### DATASET SECTION

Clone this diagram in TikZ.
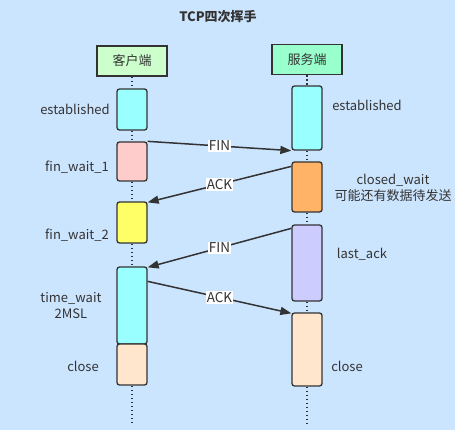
\documentclass[tikz,border=0pt]{standalone}
\usepackage{fontspec}
\setmainfont{Noto Sans CJK SC}
\usetikzlibrary{arrows.meta}
\definecolor{bg}{HTML}{CCE5FF}
\definecolor{ln}{HTML}{333333}
\definecolor{tx}{HTML}{333333}
\tikzset{
  blk/.style={draw=ln, line width=1.3pt, rounded corners=2.5pt, minimum width=30pt, inner sep=0pt},
  hdr/.style={draw=ln, line width=1.3pt, minimum width=70pt, minimum height=30pt, inner sep=0pt, text=tx, font=\fontsize{13}{15}\selectfont},
  lbl/.style={text=tx, font=\fontsize{13}{16}\selectfont, inner sep=0pt, align=center},
  life/.style={draw=ln, line width=1.5pt, dash pattern=on 1.5pt off 2.5pt},
  msg/.style={draw=ln, line width=1.5pt, -{Triangle[length=11pt,width=8pt]}},
  mlab/.style={fill=white, text=tx, font=\fontsize{13.5}{15}\selectfont, inner sep=1.2pt}
}
\begin{document}
\begin{tikzpicture}[x=1pt,y=-1pt]
\fill[bg] (0,0) rectangle (455,430);
\useasboundingbox (0,0) rectangle (455,430);
\node[font=\bfseries\fontsize{13}{15}\selectfont, text=tx] (title) at (218,17) {TCP四次挥手};
% headers
\node[hdr, fill={rgb,255:red,204;green,255;blue,204}] (ch) at (132,61) {客户端};
\node[hdr, fill={rgb,255:red,153;green,255;blue,204}] (sh) at (307,59.5) {服务端};
% client blocks
\node[blk, fill={rgb,255:red,153;green,255;blue,255}, minimum height=41pt] (ce) at (132,109.5) {};
\node[blk, fill={rgb,255:red,255;green,204;blue,204}, minimum height=39pt] (cf1) at (132,161.5) {};
\node[blk, fill={rgb,255:red,255;green,255;blue,102}, minimum height=41pt] (cf2) at (132,222.5) {};
\node[blk, fill={rgb,255:red,153;green,255;blue,255}, minimum height=77pt] (ctw) at (132,305.5) {};
\node[blk, fill={rgb,255:red,255;green,230;blue,204}, minimum height=41pt] (cc) at (132,364.5) {};
\coordinate (cend) at (132,424);
% server blocks
\node[blk, fill={rgb,255:red,153;green,255;blue,255}, minimum height=64pt] (se) at (307,118) {};
\node[blk, fill={rgb,255:red,255;green,179;blue,102}, minimum height=50pt] (scw) at (307,187) {};
\node[blk, fill={rgb,255:red,204;green,204;blue,255}, minimum height=76pt] (sla) at (307,263) {};
\node[blk, fill={rgb,255:red,255;green,230;blue,204}, minimum height=73pt] (sc) at (307,349.5) {};
\coordinate (send) at (307,424);
% lifelines
\draw[life] (ch.south) -- (ce.north);
\draw[life] (ce.south) -- (cf1.north);
\draw[life] (cf1.south) -- (cf2.north);
\draw[life] (cf2.south) -- (ctw.north);
\draw[life] (cc.south) -- (cend);
\draw[life] (sh.south) -- (se.north);
\draw[life] (se.south) -- (scw.north);
\draw[life] (scw.south) -- (sla.north);
\draw[life] (sla.south) -- (sc.north);
\draw[life] (sc.south) -- (send);
% messages
\draw[msg] (cf1.north east) -- node[mlab] {FIN} (se.south west);
\draw[msg] ([yshift=-5pt]scw.north west) -- node[mlab] {ACK} ([yshift=-1pt]cf2.north east);
\draw[msg] ([yshift=-4pt]sla.north west) -- node[mlab] {FIN} ([yshift=-1pt]ctw.north east);
\draw[msg] ([yshift=-15pt]ctw.north east) -- node[mlab] {ACK} ([yshift=-1pt]sc.north west);
% state labels
\node[lbl] (l1) at (75,109) {established};
\node[lbl] (l2) at (77,167) {fin\_wait\_1};
\node[lbl] (l3) at (77,235) {fin\_wait\_2};
\node[lbl] (l4) at (71,306) {time\_wait\\2MSL};
\node[lbl] (l5) at (83,366) {close};
\node[lbl] (r1) at (367,105) {established};
\node[lbl] (r2) at (393,188) {closed\_wait\\可能还有数据待发送};
\node[lbl] (r3) at (362,254) {last\_ack};
\node[lbl] (r4) at (347,366) {close};
\end{tikzpicture}
\end{document}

### TASK
The listing above must be printed again exactly, minus its pictures.

### CORRECT RESULT
Clone this diagram in TikZ.
\documentclass[tikz,border=0pt]{standalone}
\usepackage{fontspec}
\setmainfont{Noto Sans CJK SC}
\usetikzlibrary{arrows.meta}
\definecolor{bg}{HTML}{CCE5FF}
\definecolor{ln}{HTML}{333333}
\definecolor{tx}{HTML}{333333}
\tikzset{
  blk/.style={draw=ln, line width=1.3pt, rounded corners=2.5pt, minimum width=30pt, inner sep=0pt},
  hdr/.style={draw=ln, line width=1.3pt, minimum width=70pt, minimum height=30pt, inner sep=0pt, text=tx, font=\fontsize{13}{15}\selectfont},
  lbl/.style={text=tx, font=\fontsize{13}{16}\selectfont, inner sep=0pt, align=center},
  life/.style={draw=ln, line width=1.5pt, dash pattern=on 1.5pt off 2.5pt},
  msg/.style={draw=ln, line width=1.5pt, -{Triangle[length=11pt,width=8pt]}},
  mlab/.style={fill=white, text=tx, font=\fontsize{13.5}{15}\selectfont, inner sep=1.2pt}
}
\begin{document}
\begin{tikzpicture}[x=1pt,y=-1pt]
\fill[bg] (0,0) rectangle (455,430);
\useasboundingbox (0,0) rectangle (455,430);
\node[font=\bfseries\fontsize{13}{15}\selectfont, text=tx] (title) at (218,17) {TCP四次挥手};
% headers
\node[hdr, fill={rgb,255:red,204;green,255;blue,204}] (ch) at (132,61) {客户端};
\node[hdr, fill={rgb,255:red,153;green,255;blue,204}] (sh) at (307,59.5) {服务端};
% client blocks
\node[blk, fill={rgb,255:red,153;green,255;blue,255}, minimum height=41pt] (ce) at (132,109.5) {};
\node[blk, fill={rgb,255:red,255;green,204;blue,204}, minimum height=39pt] (cf1) at (132,161.5) {};
\node[blk, fill={rgb,255:red,255;green,255;blue,102}, minimum height=41pt] (cf2) at (132,222.5) {};
\node[blk, fill={rgb,255:red,153;green,255;blue,255}, minimum height=77pt] (ctw) at (132,305.5) {};
\node[blk, fill={rgb,255:red,255;green,230;blue,204}, minimum height=41pt] (cc) at (132,364.5) {};
\coordinate (cend) at (132,424);
% server blocks
\node[blk, fill={rgb,255:red,153;green,255;blue,255}, minimum height=64pt] (se) at (307,118) {};
\node[blk, fill={rgb,255:red,255;green,179;blue,102}, minimum height=50pt] (scw) at (307,187) {};
\node[blk, fill={rgb,255:red,204;green,204;blue,255}, minimum height=76pt] (sla) at (307,263) {};
\node[blk, fill={rgb,255:red,255;green,230;blue,204}, minimum height=73pt] (sc) at (307,349.5) {};
\coordinate (send) at (307,424);
% lifelines
\draw[life] (ch.south) -- (ce.north);
\draw[life] (ce.south) -- (cf1.north);
\draw[life] (cf1.south) -- (cf2.north);
\draw[life] (cf2.south) -- (ctw.north);
\draw[life] (cc.south) -- (cend);
\draw[life] (sh.south) -- (se.north);
\draw[life] (se.south) -- (scw.north);
\draw[life] (scw.south) -- (sla.north);
\draw[life] (sla.south) -- (sc.north);
\draw[life] (sc.south) -- (send);
% messages
\draw[msg] (cf1.north east) -- node[mlab] {FIN} (se.south west);
\draw[msg] ([yshift=-5pt]scw.north west) -- node[mlab] {ACK} ([yshift=-1pt]cf2.north east);
\draw[msg] ([yshift=-4pt]sla.north west) -- node[mlab] {FIN} ([yshift=-1pt]ctw.north east);
\draw[msg] ([yshift=-15pt]ctw.north east) -- node[mlab] {ACK} ([yshift=-1pt]sc.north west);
% state labels
\node[lbl] (l1) at (75,109) {established};
\node[lbl] (l2) at (77,167) {fin\_wait\_1};
\node[lbl] (l3) at (77,235) {fin\_wait\_2};
\node[lbl] (l4) at (71,306) {time\_wait\\2MSL};
\node[lbl] (l5) at (83,366) {close};
\node[lbl] (r1) at (367,105) {established};
\node[lbl] (r2) at (393,188) {closed\_wait\\可能还有数据待发送};
\node[lbl] (r3) at (362,254) {last\_ack};
\node[lbl] (r4) at (347,366) {close};
\end{tikzpicture}
\end{document}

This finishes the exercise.